Accounting Methodology of Determining Depreciation and Useful life
When it comes to capitalized machinery & equipment on a company’s books, accountants treat depreciation and useful life according to accepted principles. One such principle is the Modified Accelerated Cost Recovery System (MACRS). This method is based around a uniform, straight line reduction in value, or depreciation, which starts with the acquisition price of the equipment and amortizes that price, or initial value, equally over a standardized term, usually five to seven years. The endpoint of the depreciation is typically zero.

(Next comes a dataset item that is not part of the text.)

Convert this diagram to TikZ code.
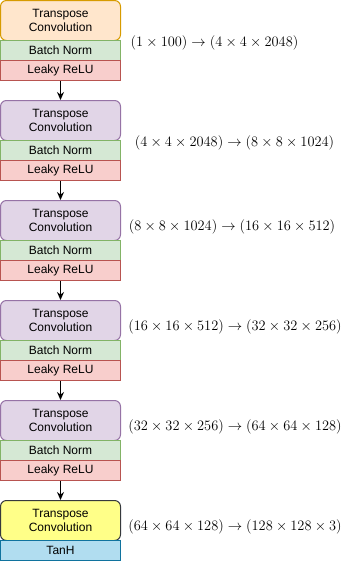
\documentclass[tikz,border=0pt]{standalone}
\usepackage{fontspec}
\newfontfamily\boxfont{Liberation Sans}
\usetikzlibrary{arrows.meta}
\definecolor{orF}{HTML}{FFE6CC}\definecolor{orD}{HTML}{D79B00}
\definecolor{grF}{HTML}{D5E8D4}\definecolor{grD}{HTML}{82B366}
\definecolor{rdF}{HTML}{F8CECC}\definecolor{rdD}{HTML}{B85450}
\definecolor{puF}{HTML}{E1D5E7}\definecolor{puD}{HTML}{9673A6}
\definecolor{yeF}{HTML}{FFFF88}\definecolor{yeD}{HTML}{36393D}
\definecolor{blF}{HTML}{B1DDF0}\definecolor{blD}{HTML}{10739E}
\begin{document}
\begin{tikzpicture}[x=1pt,y=-1pt,
  blk/.style={draw, line width=1pt, minimum width=120pt, inner sep=0pt,
    font=\boxfont\fontsize{12}{14}\selectfont, align=center},
  conv/.style={blk, rounded corners=6pt, minimum height=40pt},
  thinbox/.style={blk, minimum height=20pt},
  bn/.style={thinbox, fill=grF, draw=grD},
  lr/.style={thinbox, fill=rdF, draw=rdD},
  lbl/.style={font=\fontsize{14}{17}\selectfont, inner sep=0pt},
  arr/.style={-{Stealth[length=8pt,width=7pt]}, line width=1pt}]
\useasboundingbox (0,0) rectangle (342,571);

\node[conv, fill=orF, draw=orD] (c0) at (60.5,20.5) {Transpose\\Convolution};
\node[bn] (b0) at (60.5,50.5) {Batch Norm};
\node[lr] (l0) at (60.5,70.5) {Leaky ReLU};

\node[conv, fill=puF, draw=puD] (c1) at (60.5,120.5) {Transpose\\Convolution};
\node[bn] (b1) at (60.5,150.5) {Batch Norm};
\node[lr] (l1) at (60.5,170.5) {Leaky ReLU};

\node[conv, fill=puF, draw=puD] (c2) at (60.5,220.5) {Transpose\\Convolution};
\node[bn] (b2) at (60.5,250.5) {Batch Norm};
\node[lr] (l2) at (60.5,270.5) {Leaky ReLU};

\node[conv, fill=puF, draw=puD] (c3) at (60.5,320.5) {Transpose\\Convolution};
\node[bn] (b3) at (60.5,350.5) {Batch Norm};
\node[lr] (l3) at (60.5,370.5) {Leaky ReLU};

\node[conv, fill=puF, draw=puD] (c4) at (60.5,420.5) {Transpose\\Convolution};
\node[bn] (b4) at (60.5,450.5) {Batch Norm};
\node[lr] (l4) at (60.5,470.5) {Leaky ReLU};

\node[conv, fill=yeF, draw=yeD] (c5) at (60.5,520.5) {Transpose\\Convolution};
\node[thinbox, fill=blF, draw=blD] (t5) at (60.5,550.5) {TanH};

\draw[arr] (l0) -- (c1);
\draw[arr] (l1) -- (c2);
\draw[arr] (l2) -- (c3);
\draw[arr] (l3) -- (c4);
\draw[arr] (l4) -- (c5);

\node[lbl] (s0) at (214.5,43) {$(1\times 100)\rightarrow(4\times 4\times 2048)$};
\node[lbl] (s1) at (234.5,143) {$(4\times 4\times 2048)\rightarrow(8\times 8\times 1024)$};
\node[lbl] (s2) at (232,227) {$(8\times 8\times 1024)\rightarrow(16\times 16\times 512)$};
\node[lbl] (s3) at (235,327) {$(16\times 16\times 512)\rightarrow(32\times 32\times 256)$};
\node[lbl] (s4) at (235,427) {$(32\times 32\times 256)\rightarrow(64\times 64\times 128)$};
\node[lbl] (s5) at (235,527) {$(64\times 64\times 128)\rightarrow(128\times 128\times 3)$};
\end{tikzpicture}
\end{document}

An Appraiser’s Market Driven Methodology of Determining Depreciation and Useful Life
When appraisers value machinery & equipment, they research the market to find as much information as reasonably possible to estimate its current value. Depreciation and useful life are two components of this analysis, and can be determined through relevant third party sources that buy, sell and utilize the type of assets being appraised. This is a direct market derived approach to understanding these variables more in tune with the reality of how they are valued over time and how long they can reasonably be expected to operate effectively before needing major rebuilds/overhauls or retire from service entirely.

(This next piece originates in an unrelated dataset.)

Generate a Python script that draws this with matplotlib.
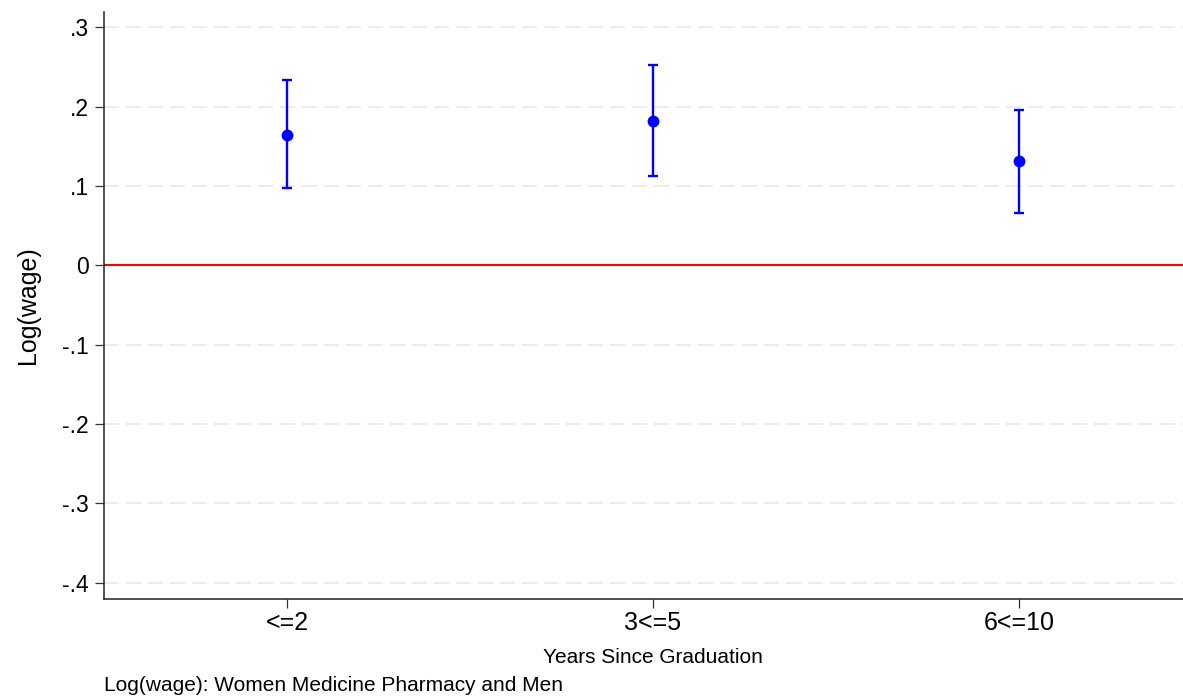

It is important to understand these factors and take them into account as part of a complete market analysis which will also include reviewing comparable sales of the equipment being appraised. Market comparable data can oftentimes be limited or inconsistent across different sources and a balanced understanding of market depreciation and useful life can complement this data and provide reasonableness checks to the comparable sales.
Developing Market Depreciation Curves for Asset Classes of Machinery & Equipment
Once an appraiser has completed a number of valuations in specific markets and industries, they can consider creating a database of values which results in the development of market driven depreciation curves that will further serve as a reasonable source of historical data to consider on future valuations. This would be similar to the concept of subscription databases that are publicly available in certain markets such as construction, automotive and over the road transportation in today’s resource networks.
In summary, when your business needs an updated true market assessment of value for their capital assets, always look to an accredited equipment appraiser to complete the assignment.